Thursday, November 9, 2017

Confidence.

I was reading Ray Bradbury's introduction to that collection of 100 of his stories, and he said something very interesting about storywriting: "Jump off the cliff and build your wings on the way down."

This bold approach is so different from how I currently approach storywriting. I'm so tentative, it feels; so self-conscious. I don't have confidence that I know how or will be able to build my own wings, and that's definitely held me back--both in the past and in present ventures. And not just with storywriting, or even poetrywriting; but in life as well. But that's perhaps an observation best reserved for my other blog...

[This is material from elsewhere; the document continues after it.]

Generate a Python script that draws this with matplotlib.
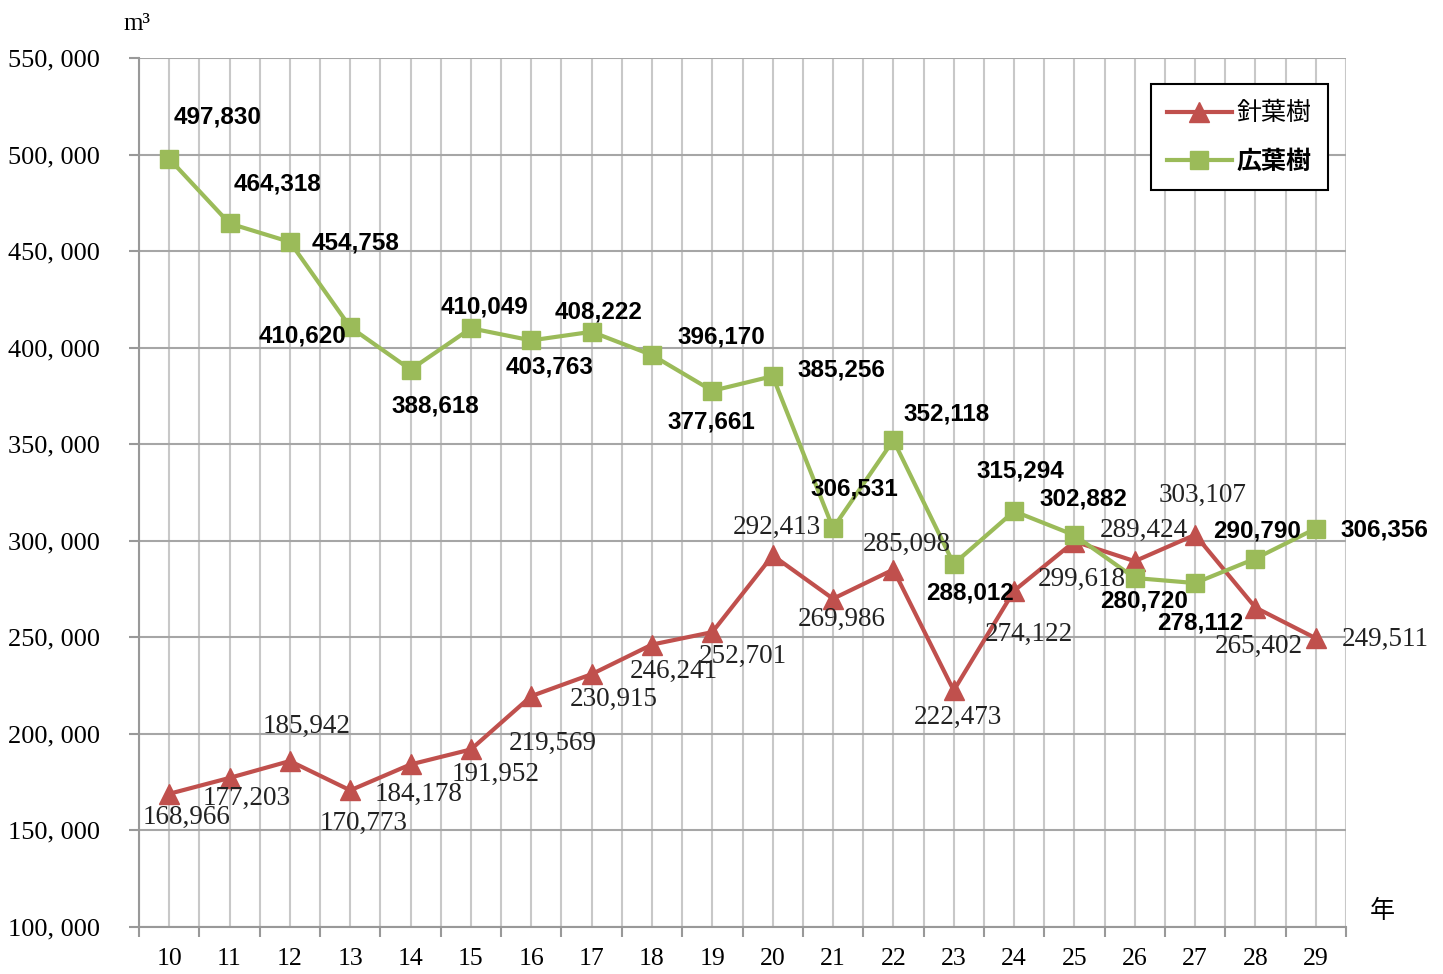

I do want to be a writer; the urge and, if I can be so brazen, the talent are there. I just lack confidence in my abilities, and I'm not entirely sure--other than by brute force and success--how I'll find it.

But I need to if I'm going to live that dream of being a writer, a real writer, and not shy away from it forever, never finding fulfilment in that not insignificant domain of my existence.

I also need, of course, to make more time for my writing (and my blogging...). But, then, time management has never come easily to me. I'd like to, and have even perhaps begun to, believe I'm making progress there. It's coming slowly, maybe, so it's hard to see at times. But I have made time for "Ponder," or whatever I'm calling it, if haltingly and in large leaps.

Although Bradbury seems to dismiss scheduling writing time, that seems to be what most writers suggest and is certainly worth trying. But when? Hm hm.